また福島への募金も6回やっているので、10回目には実際に福島をおとずれて、現地で指笛を吹いてみたいという声もあります。会員からはそのために年会費1000円を少し増やしてもいいのではないかという意見もでています。実現するために、積み立てなどのアイディアがでています。
取材者名 垣花譲二さん(国王)
活動歴 10年
サークルに参加したきっかけをお教えください
<沖縄の専売特許の指笛を普及したい>
指笛をインターネットで検索すると東京を中心とした田村さんのことばかりがでてきます。
それまで指笛といえば、沖縄と思っていました。甲子園の応援でも指笛がなるでしょ。沖縄県民にとっても、指笛は沖縄の専売特許のようなイメージをもっていました。実際は沖縄の指笛は衰退していました。そこで普及のために立ち上げたのが「指笛王国おきなわ」です。
サークルを続けている理由/たのしいところをお教えください
<人を楽しませることが、生き甲斐に>
サークルを続けている理由は責任感です。いいだしっぺということもあります。10年になったので国王の座をバトンタッチするタイミングをさぐっているところです。
代表者はなにかと忙しいですから、定年組がいいかなと思っています。
私は67歳ですから、いまは幸いにも時間があります。
小5くらいから指笛ができました。もちろん合図として、囃子としてやってきたのです。成人してからですが、ふるさとの宮古島でクイチャーを踊ったとき指笛を吹くことで、すごく盛り上げることができたんです。皆がこれはたまらないです。自分が盛り上げているということ。自分で吹ける喜びです。それと、教えて、音がでることを喜んでいる姿をみることがやり甲斐になっています。
サークルでの目標やモットーにしていること
<明るく、楽しく、元気よく!がモットー>
音がでない人が圧倒的に多いんですが、あきらめずに練習していけば、必ずできるようになります。希望をもって、あきらめないでということが、わたしたちが思っている座右の銘です。音がでるまで自分は何ヶ月かかったとか、それぞれの経験を語りながら、練習しています。

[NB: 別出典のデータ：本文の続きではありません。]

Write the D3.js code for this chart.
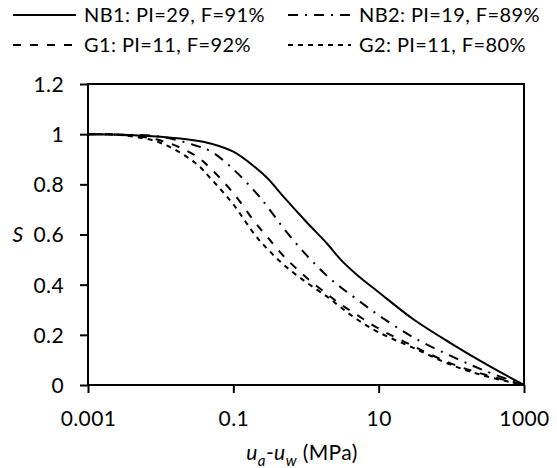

自分はできなくても、みんなの音をきいているだけで、たのしいですよとおっしゃるんですよ。出会いもあります、ふれあいもあります。たかが指笛だけど、家族のような繋がりがあります。明るく、楽しく、元気よく!ということがモットーです。
公民館を利用して便利な所
公民館は利用している仲間がいます。公民館まつりになると、舞台で発表するのをみたりきいたりして共有することができます。
地域におけるサークル活動の拠点として役割が大きいです。そのなかで感じることは、借りる時間が二時間ときまっていることに多少の不便を感じますが、実際には職員のかたと連携してイベント前とかは延長したりするのですが、融通をきかせていただいています。ありがたいです。臨機応変に対応いただいているので感謝です。
公民館を利用して改善してほしいところ。ここを良くしたらいいのにと思うところ。
希望の場所をとれるかが、少し不安定です。わたしたちにとってとても都合の好い場所がほかのサークルの動きで玉突き移動がある場合があります。これは施設の限界でしかたないことであると理解はしています。